• _Data provided_
>> Begin
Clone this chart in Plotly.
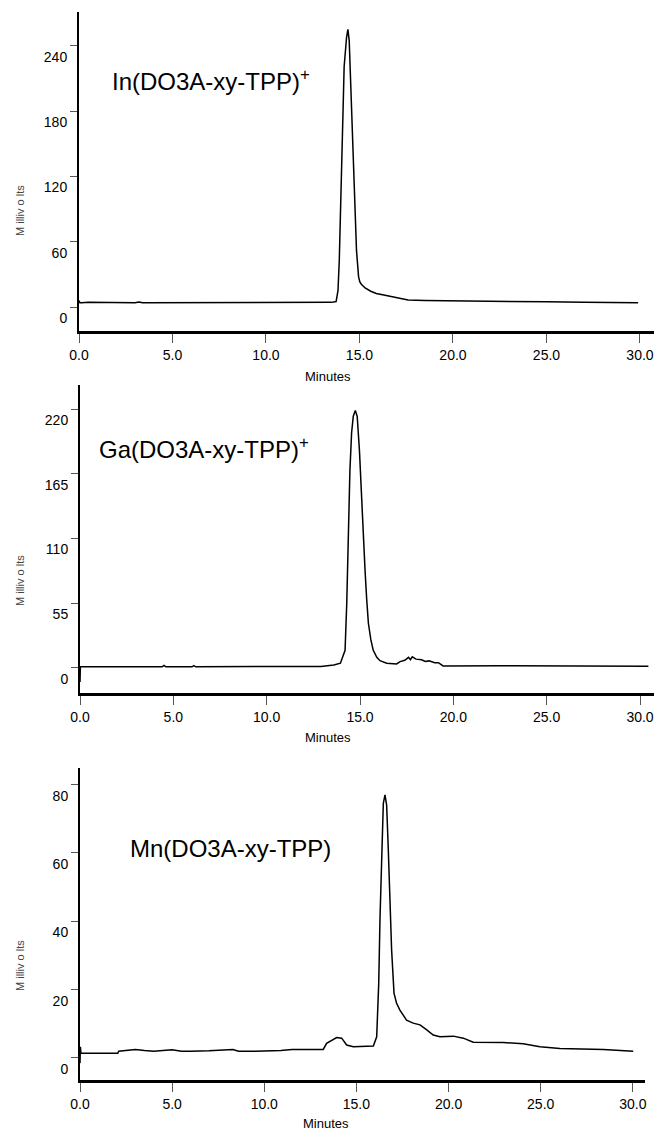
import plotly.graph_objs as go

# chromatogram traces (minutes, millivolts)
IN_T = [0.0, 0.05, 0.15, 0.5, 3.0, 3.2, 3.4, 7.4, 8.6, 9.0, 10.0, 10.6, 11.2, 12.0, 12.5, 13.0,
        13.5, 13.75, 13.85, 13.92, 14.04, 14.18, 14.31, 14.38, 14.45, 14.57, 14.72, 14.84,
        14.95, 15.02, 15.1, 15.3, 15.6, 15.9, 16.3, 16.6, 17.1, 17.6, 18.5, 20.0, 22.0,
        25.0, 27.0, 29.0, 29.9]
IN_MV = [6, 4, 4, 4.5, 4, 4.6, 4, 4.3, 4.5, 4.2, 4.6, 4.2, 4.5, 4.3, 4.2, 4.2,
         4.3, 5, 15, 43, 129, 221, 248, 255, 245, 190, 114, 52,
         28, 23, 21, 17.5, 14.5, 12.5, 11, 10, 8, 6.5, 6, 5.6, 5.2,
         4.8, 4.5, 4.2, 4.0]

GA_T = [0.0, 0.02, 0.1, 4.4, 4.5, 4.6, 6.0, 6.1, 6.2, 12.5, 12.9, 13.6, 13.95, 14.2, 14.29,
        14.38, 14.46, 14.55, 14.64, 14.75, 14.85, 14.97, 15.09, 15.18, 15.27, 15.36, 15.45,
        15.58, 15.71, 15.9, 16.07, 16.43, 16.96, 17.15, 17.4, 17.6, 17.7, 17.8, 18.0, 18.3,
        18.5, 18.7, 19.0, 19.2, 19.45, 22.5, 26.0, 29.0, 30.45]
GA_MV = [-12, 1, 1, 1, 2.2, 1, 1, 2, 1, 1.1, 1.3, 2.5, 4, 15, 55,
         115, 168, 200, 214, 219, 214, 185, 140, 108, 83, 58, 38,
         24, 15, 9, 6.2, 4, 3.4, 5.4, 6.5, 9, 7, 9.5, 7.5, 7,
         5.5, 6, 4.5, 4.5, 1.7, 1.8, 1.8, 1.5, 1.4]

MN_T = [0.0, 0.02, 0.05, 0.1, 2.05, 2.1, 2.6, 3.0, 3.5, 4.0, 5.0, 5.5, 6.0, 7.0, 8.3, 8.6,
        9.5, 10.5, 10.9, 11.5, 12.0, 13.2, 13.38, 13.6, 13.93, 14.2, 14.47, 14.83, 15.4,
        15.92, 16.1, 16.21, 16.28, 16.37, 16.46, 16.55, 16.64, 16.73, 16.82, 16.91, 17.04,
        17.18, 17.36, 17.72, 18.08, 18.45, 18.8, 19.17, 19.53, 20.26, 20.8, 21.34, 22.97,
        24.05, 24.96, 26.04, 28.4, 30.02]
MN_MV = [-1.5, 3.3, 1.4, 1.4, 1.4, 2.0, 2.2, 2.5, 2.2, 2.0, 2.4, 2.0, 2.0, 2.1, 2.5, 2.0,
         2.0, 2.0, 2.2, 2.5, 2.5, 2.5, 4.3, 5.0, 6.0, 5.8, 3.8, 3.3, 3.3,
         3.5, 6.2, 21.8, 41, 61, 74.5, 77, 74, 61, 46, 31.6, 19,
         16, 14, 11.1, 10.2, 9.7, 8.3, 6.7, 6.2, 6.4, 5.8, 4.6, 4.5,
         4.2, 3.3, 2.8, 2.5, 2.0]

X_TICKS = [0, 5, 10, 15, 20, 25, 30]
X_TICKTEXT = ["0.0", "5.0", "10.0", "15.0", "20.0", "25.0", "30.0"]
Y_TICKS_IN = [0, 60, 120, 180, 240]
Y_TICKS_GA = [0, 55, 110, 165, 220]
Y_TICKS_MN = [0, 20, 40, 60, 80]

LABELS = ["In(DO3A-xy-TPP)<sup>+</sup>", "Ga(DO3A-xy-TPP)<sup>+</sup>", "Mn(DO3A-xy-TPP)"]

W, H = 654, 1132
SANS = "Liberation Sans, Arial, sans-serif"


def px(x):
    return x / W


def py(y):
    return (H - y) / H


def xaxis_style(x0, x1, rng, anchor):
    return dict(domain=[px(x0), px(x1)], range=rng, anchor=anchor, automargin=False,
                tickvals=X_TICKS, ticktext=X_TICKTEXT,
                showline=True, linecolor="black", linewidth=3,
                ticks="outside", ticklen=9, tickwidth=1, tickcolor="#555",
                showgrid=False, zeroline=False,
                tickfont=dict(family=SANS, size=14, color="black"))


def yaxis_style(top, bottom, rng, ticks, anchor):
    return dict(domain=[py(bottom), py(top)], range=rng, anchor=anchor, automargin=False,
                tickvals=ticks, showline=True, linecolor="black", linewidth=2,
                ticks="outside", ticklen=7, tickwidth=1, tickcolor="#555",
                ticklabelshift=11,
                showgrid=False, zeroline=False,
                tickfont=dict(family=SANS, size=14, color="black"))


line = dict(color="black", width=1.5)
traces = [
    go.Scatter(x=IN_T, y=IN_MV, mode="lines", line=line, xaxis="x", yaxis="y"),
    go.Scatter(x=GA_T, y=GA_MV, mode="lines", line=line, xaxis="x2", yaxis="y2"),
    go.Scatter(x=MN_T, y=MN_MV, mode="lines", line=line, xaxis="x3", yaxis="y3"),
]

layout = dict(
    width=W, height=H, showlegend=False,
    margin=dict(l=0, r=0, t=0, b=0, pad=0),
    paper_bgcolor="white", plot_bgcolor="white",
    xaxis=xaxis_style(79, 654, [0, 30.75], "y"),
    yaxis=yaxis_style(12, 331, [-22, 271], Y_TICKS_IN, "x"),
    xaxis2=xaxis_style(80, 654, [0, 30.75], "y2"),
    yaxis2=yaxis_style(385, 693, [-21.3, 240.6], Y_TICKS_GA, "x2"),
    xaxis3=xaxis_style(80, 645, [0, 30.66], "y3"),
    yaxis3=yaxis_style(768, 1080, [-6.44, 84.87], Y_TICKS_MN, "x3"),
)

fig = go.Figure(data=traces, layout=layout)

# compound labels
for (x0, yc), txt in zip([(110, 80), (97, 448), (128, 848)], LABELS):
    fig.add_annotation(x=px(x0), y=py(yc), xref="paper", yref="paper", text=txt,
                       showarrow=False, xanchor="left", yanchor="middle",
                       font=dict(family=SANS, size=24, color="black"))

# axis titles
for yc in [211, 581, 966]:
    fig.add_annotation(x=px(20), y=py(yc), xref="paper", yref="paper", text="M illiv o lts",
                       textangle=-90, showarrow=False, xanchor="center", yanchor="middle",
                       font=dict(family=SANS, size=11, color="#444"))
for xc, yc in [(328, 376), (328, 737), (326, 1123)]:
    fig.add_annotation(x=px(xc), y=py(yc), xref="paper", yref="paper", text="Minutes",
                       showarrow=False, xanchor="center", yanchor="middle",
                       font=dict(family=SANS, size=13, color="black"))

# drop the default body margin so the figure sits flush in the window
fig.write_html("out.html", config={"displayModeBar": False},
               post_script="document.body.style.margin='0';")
>> End
• _Exercise directions_
Omit every picture, then reproduce the rest of the listing exactly.

• _Finished task_
Clone this chart in Plotly.
import plotly.graph_objs as go

# chromatogram traces (minutes, millivolts)
IN_T = [0.0, 0.05, 0.15, 0.5, 3.0, 3.2, 3.4, 7.4, 8.6, 9.0, 10.0, 10.6, 11.2, 12.0, 12.5, 13.0,
        13.5, 13.75, 13.85, 13.92, 14.04, 14.18, 14.31, 14.38, 14.45, 14.57, 14.72, 14.84,
        14.95, 15.02, 15.1, 15.3, 15.6, 15.9, 16.3, 16.6, 17.1, 17.6, 18.5, 20.0, 22.0,
        25.0, 27.0, 29.0, 29.9]
IN_MV = [6, 4, 4, 4.5, 4, 4.6, 4, 4.3, 4.5, 4.2, 4.6, 4.2, 4.5, 4.3, 4.2, 4.2,
         4.3, 5, 15, 43, 129, 221, 248, 255, 245, 190, 114, 52,
         28, 23, 21, 17.5, 14.5, 12.5, 11, 10, 8, 6.5, 6, 5.6, 5.2,
         4.8, 4.5, 4.2, 4.0]

GA_T = [0.0, 0.02, 0.1, 4.4, 4.5, 4.6, 6.0, 6.1, 6.2, 12.5, 12.9, 13.6, 13.95, 14.2, 14.29,
        14.38, 14.46, 14.55, 14.64, 14.75, 14.85, 14.97, 15.09, 15.18, 15.27, 15.36, 15.45,
        15.58, 15.71, 15.9, 16.07, 16.43, 16.96, 17.15, 17.4, 17.6, 17.7, 17.8, 18.0, 18.3,
        18.5, 18.7, 19.0, 19.2, 19.45, 22.5, 26.0, 29.0, 30.45]
GA_MV = [-12, 1, 1, 1, 2.2, 1, 1, 2, 1, 1.1, 1.3, 2.5, 4, 15, 55,
         115, 168, 200, 214, 219, 214, 185, 140, 108, 83, 58, 38,
         24, 15, 9, 6.2, 4, 3.4, 5.4, 6.5, 9, 7, 9.5, 7.5, 7,
         5.5, 6, 4.5, 4.5, 1.7, 1.8, 1.8, 1.5, 1.4]

MN_T = [0.0, 0.02, 0.05, 0.1, 2.05, 2.1, 2.6, 3.0, 3.5, 4.0, 5.0, 5.5, 6.0, 7.0, 8.3, 8.6,
        9.5, 10.5, 10.9, 11.5, 12.0, 13.2, 13.38, 13.6, 13.93, 14.2, 14.47, 14.83, 15.4,
        15.92, 16.1, 16.21, 16.28, 16.37, 16.46, 16.55, 16.64, 16.73, 16.82, 16.91, 17.04,
        17.18, 17.36, 17.72, 18.08, 18.45, 18.8, 19.17, 19.53, 20.26, 20.8, 21.34, 22.97,
        24.05, 24.96, 26.04, 28.4, 30.02]
MN_MV = [-1.5, 3.3, 1.4, 1.4, 1.4, 2.0, 2.2, 2.5, 2.2, 2.0, 2.4, 2.0, 2.0, 2.1, 2.5, 2.0,
         2.0, 2.0, 2.2, 2.5, 2.5, 2.5, 4.3, 5.0, 6.0, 5.8, 3.8, 3.3, 3.3,
         3.5, 6.2, 21.8, 41, 61, 74.5, 77, 74, 61, 46, 31.6, 19,
         16, 14, 11.1, 10.2, 9.7, 8.3, 6.7, 6.2, 6.4, 5.8, 4.6, 4.5,
         4.2, 3.3, 2.8, 2.5, 2.0]

X_TICKS = [0, 5, 10, 15, 20, 25, 30]
X_TICKTEXT = ["0.0", "5.0", "10.0", "15.0", "20.0", "25.0", "30.0"]
Y_TICKS_IN = [0, 60, 120, 180, 240]
Y_TICKS_GA = [0, 55, 110, 165, 220]
Y_TICKS_MN = [0, 20, 40, 60, 80]

LABELS = ["In(DO3A-xy-TPP)<sup>+</sup>", "Ga(DO3A-xy-TPP)<sup>+</sup>", "Mn(DO3A-xy-TPP)"]

W, H = 654, 1132
SANS = "Liberation Sans, Arial, sans-serif"


def px(x):
    return x / W


def py(y):
    return (H - y) / H


def xaxis_style(x0, x1, rng, anchor):
    return dict(domain=[px(x0), px(x1)], range=rng, anchor=anchor, automargin=False,
                tickvals=X_TICKS, ticktext=X_TICKTEXT,
                showline=True, linecolor="black", linewidth=3,
                ticks="outside", ticklen=9, tickwidth=1, tickcolor="#555",
                showgrid=False, zeroline=False,
                tickfont=dict(family=SANS, size=14, color="black"))


def yaxis_style(top, bottom, rng, ticks, anchor):
    return dict(domain=[py(bottom), py(top)], range=rng, anchor=anchor, automargin=False,
                tickvals=ticks, showline=True, linecolor="black", linewidth=2,
                ticks="outside", ticklen=7, tickwidth=1, tickcolor="#555",
                ticklabelshift=11,
                showgrid=False, zeroline=False,
                tickfont=dict(family=SANS, size=14, color="black"))


line = dict(color="black", width=1.5)
traces = [
    go.Scatter(x=IN_T, y=IN_MV, mode="lines", line=line, xaxis="x", yaxis="y"),
    go.Scatter(x=GA_T, y=GA_MV, mode="lines", line=line, xaxis="x2", yaxis="y2"),
    go.Scatter(x=MN_T, y=MN_MV, mode="lines", line=line, xaxis="x3", yaxis="y3"),
]

layout = dict(
    width=W, height=H, showlegend=False,
    margin=dict(l=0, r=0, t=0, b=0, pad=0),
    paper_bgcolor="white", plot_bgcolor="white",
    xaxis=xaxis_style(79, 654, [0, 30.75], "y"),
    yaxis=yaxis_style(12, 331, [-22, 271], Y_TICKS_IN, "x"),
    xaxis2=xaxis_style(80, 654, [0, 30.75], "y2"),
    yaxis2=yaxis_style(385, 693, [-21.3, 240.6], Y_TICKS_GA, "x2"),
    xaxis3=xaxis_style(80, 645, [0, 30.66], "y3"),
    yaxis3=yaxis_style(768, 1080, [-6.44, 84.87], Y_TICKS_MN, "x3"),
)

fig = go.Figure(data=traces, layout=layout)

# compound labels
for (x0, yc), txt in zip([(110, 80), (97, 448), (128, 848)], LABELS):
    fig.add_annotation(x=px(x0), y=py(yc), xref="paper", yref="paper", text=txt,
                       showarrow=False, xanchor="left", yanchor="middle",
                       font=dict(family=SANS, size=24, color="black"))

# axis titles
for yc in [211, 581, 966]:
    fig.add_annotation(x=px(20), y=py(yc), xref="paper", yref="paper", text="M illiv o lts",
                       textangle=-90, showarrow=False, xanchor="center", yanchor="middle",
                       font=dict(family=SANS, size=11, color="#444"))
for xc, yc in [(328, 376), (328, 737), (326, 1123)]:
    fig.add_annotation(x=px(xc), y=py(yc), xref="paper", yref="paper", text="Minutes",
                       showarrow=False, xanchor="center", yanchor="middle",
                       font=dict(family=SANS, size=13, color="black"))

# drop the default body margin so the figure sits flush in the window
fig.write_html("out.html", config={"displayModeBar": False},
               post_script="document.body.style.margin='0';")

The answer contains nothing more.